I DON’T POSSESS a Tesco Clubcard. I’m not exactly unusual in this, but there are 25 million of them in wallets and purses out there across the UK, which is getting on for half the population.
One reason I don’t have one is that I never shop there. When I discern that the organisation I am giving my custom to aspires to world domination, I feel less enthusiastic about spending money with them. Now, having read Andrew Simms’ scintillating critique of the mega-chain store, I will certainly not be adding a Clubcard to my collection.
One of the fascinating revelations in the book is just how much data they keep on the 10 million people who are actively using their cards. Their names, addresses and mobile phone numbers, of course, but also their socio-economic profiles, where they shop and when, which magazines they buy, which brands they are particularly loyal to, whether they have pets, and a range of other details about purchases and habits. Even more disturbing is the prospect of the government’s plans to link biometric data on their ID cards with the supermarket data on all of us.
Privacy this isn’t. Nor is it much benefit, either. Simms reveals that, to earn enough points to get one of the much-heralded computers for your school, you have to spend a quarter of a million pounds with Tesco.
I have to declare an interest reviewing the book. I worked with the author at the New Economics Foundation on the Clone Town campaign, and a fascinating experience it was. The report Clone Town Britain may not have rescued our high streets from homogenisation, but it did introduce into the language a potent phrase that has a momentum of its own.
The mere expression ‘clone town’ seems to carry within it the determination that something should be done. But what the Tescopoly book reveals is the dangers beyond that of our lax competition regulation.
It isn’t just that everywhere looks the same, but the devastating effect on the diversity of so many other areas of life. Community pharmacies, local bookshops, any kind of agriculture but massive agri-business, the diversity of landscape, all suffer from allowing supermarket chains to take too great a control over our lives.
Nor is the book just about Tesco. Simms manages to combine controlled anger at the rise of supermarket monopolies with a personal approach to confronting the monster. He has a talent for the pert and provocative metaphor. A riposte in The Guardian shows that Tesco is still squirming about his metaphor of an invasive species like Japanese knotweed.
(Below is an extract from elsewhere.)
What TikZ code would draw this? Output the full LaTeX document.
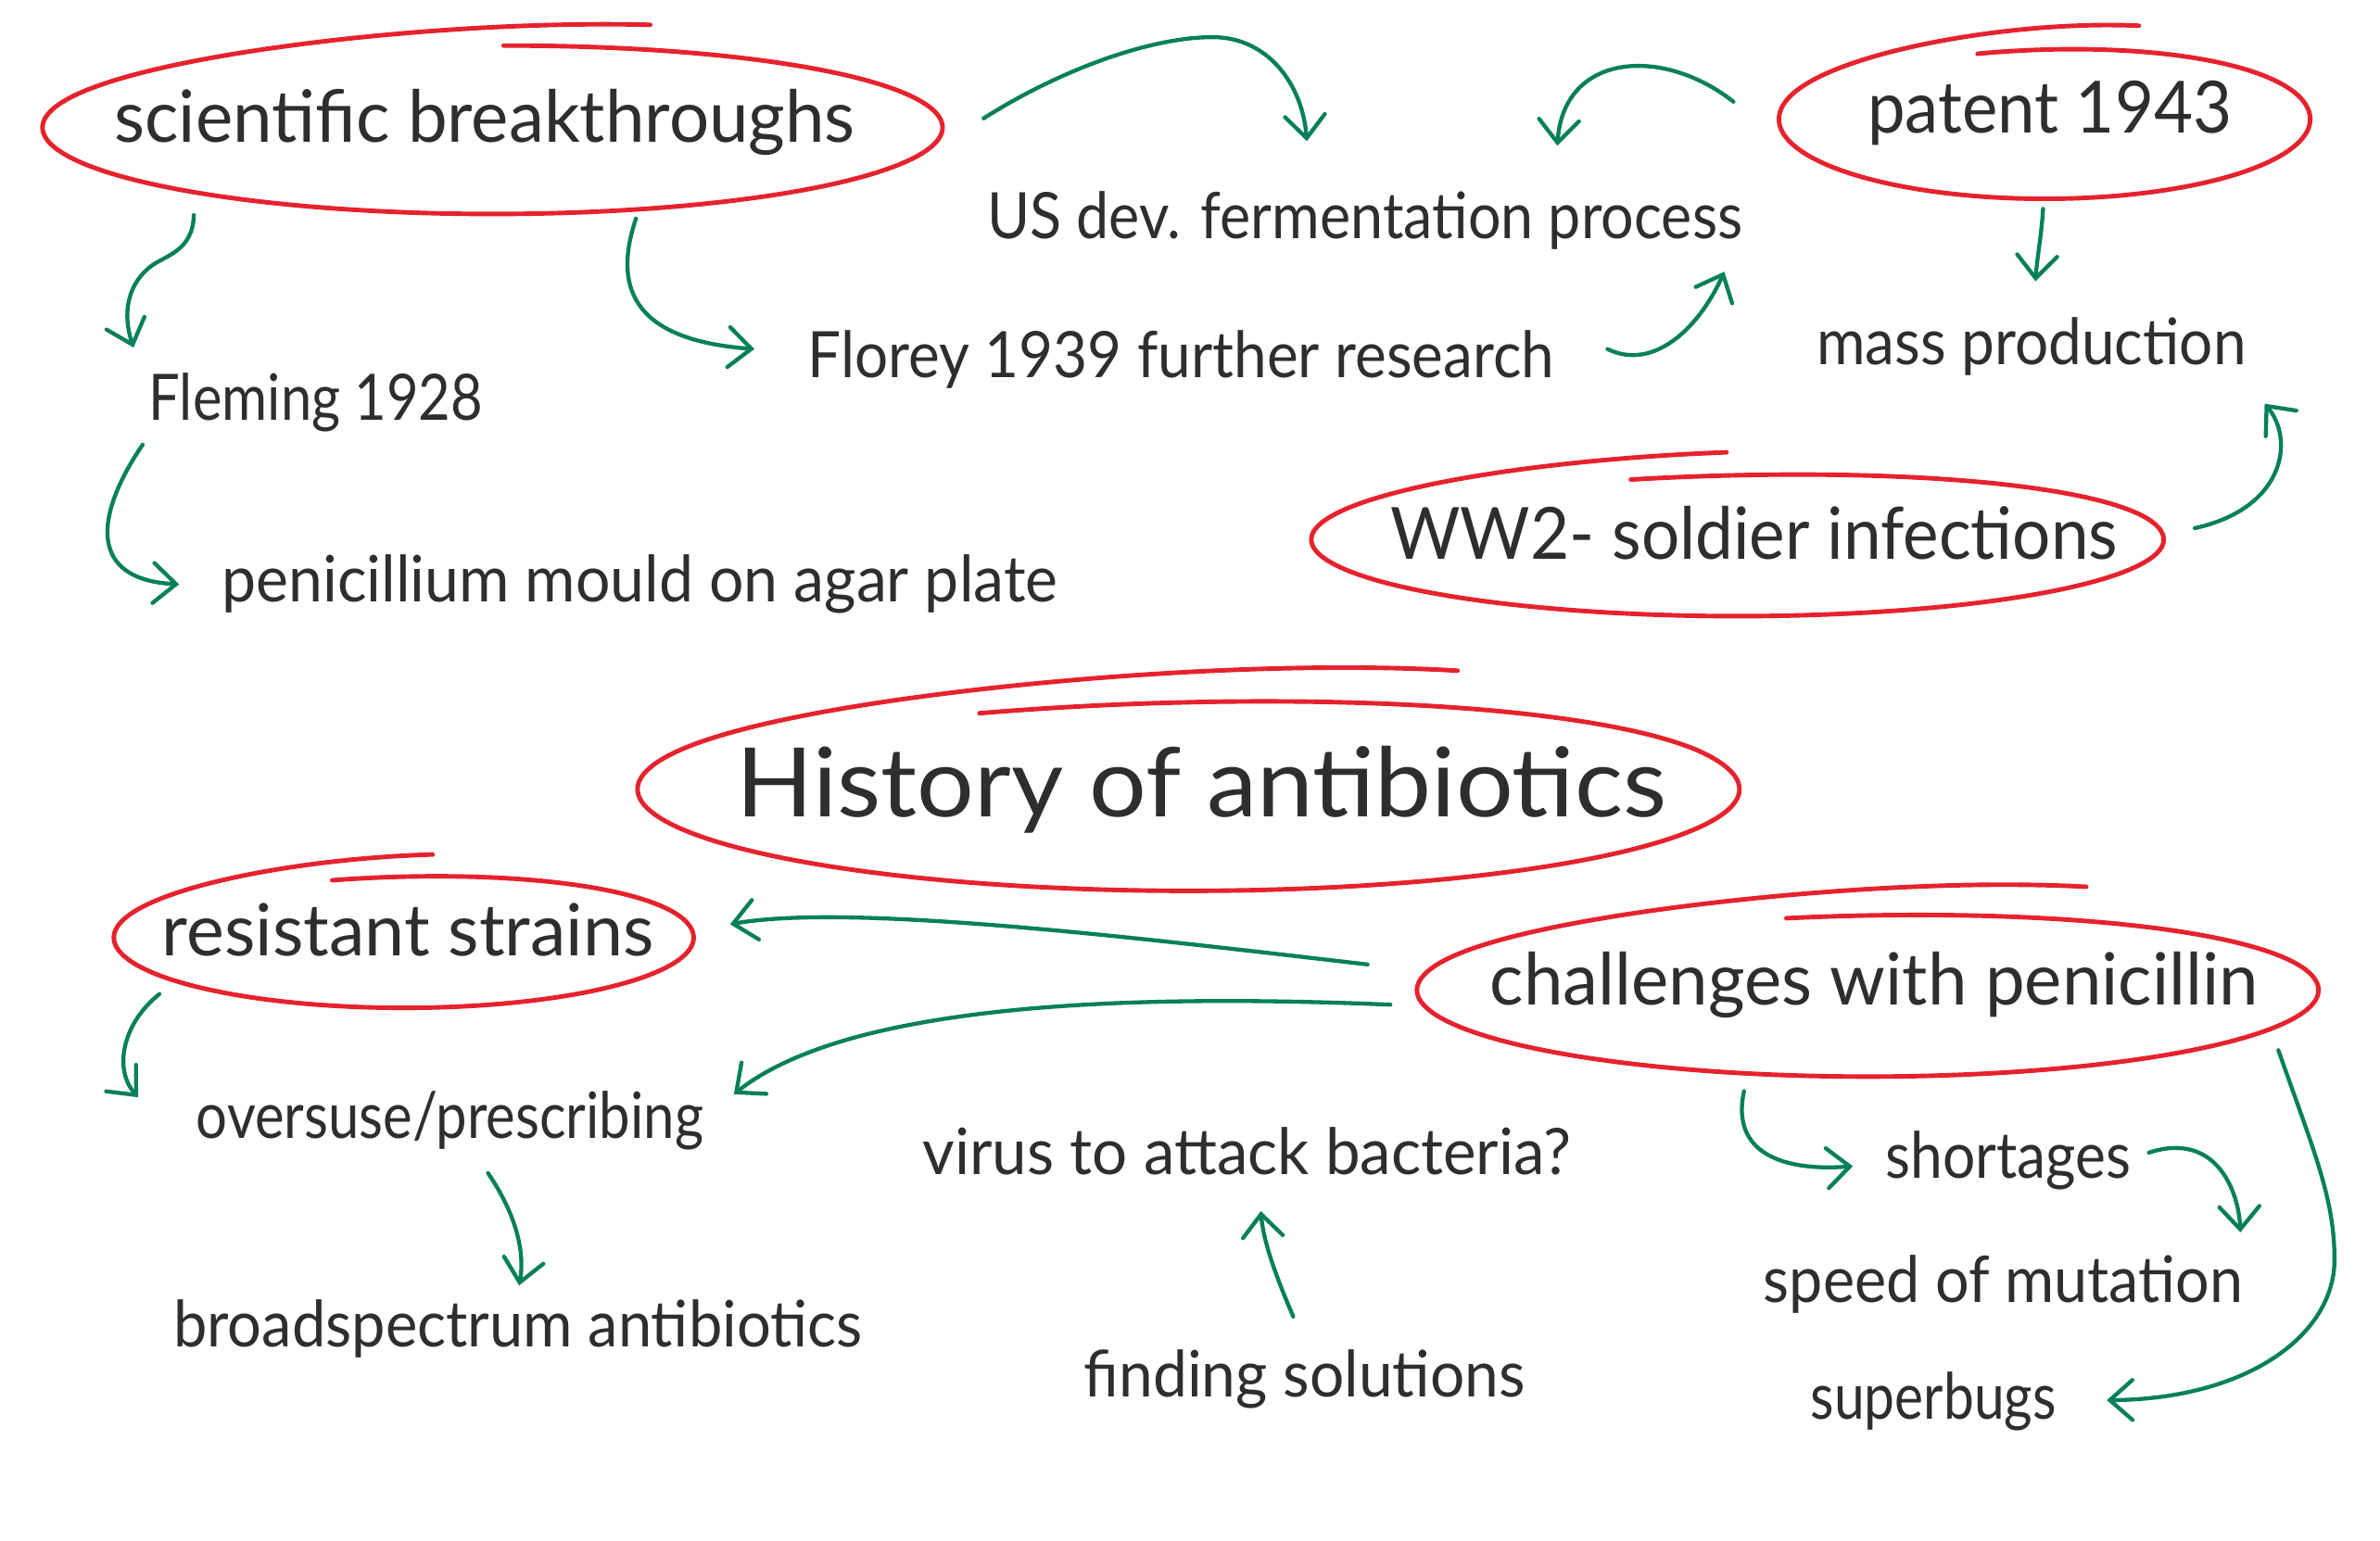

The result is a witty, revealing and thought-provoking book. It is also a tremendously important one. What it taught me was partly that supermarket homogenisation leads to human homogenisation if we let it. It taught me also to think a little differently about the original purpose of free trade – and how we face a situation soon, if we are not careful, where we will have little or no choice about where we shop.
But what I most took from the book was how the trick has been played. It’s strange, because supermarkets are so much part of modern life – rather like banks – that we rarely if ever think to look at their inner workings, the combination of land banks, road haulage and fearsome technocratic and virtual just-in-time systems.
When I did look, one fact rose rather horrifyingly to the top. Tesco’s semi-monopolistic position allows it to dictate terms to its suppliers, to insist on contracts that require payment in ninety days – rather than the normal thirty-day periods normal for its smaller competitors.
The result is that Tesco funds its expansion with what is in effect a £2 billion interest-free loan equal to its entire stock. So if anyone tells you Tesco’s massive expansion is just about supply and demand, remind them of this – how monopoly gives staggering economic advantages over anyone who dares compete.
For that reason, I can think of no higher praise for Tescopoly than saying that it is a supremely dangerous book. Its evident success must be making the Tesco board quake in their technocratic boots.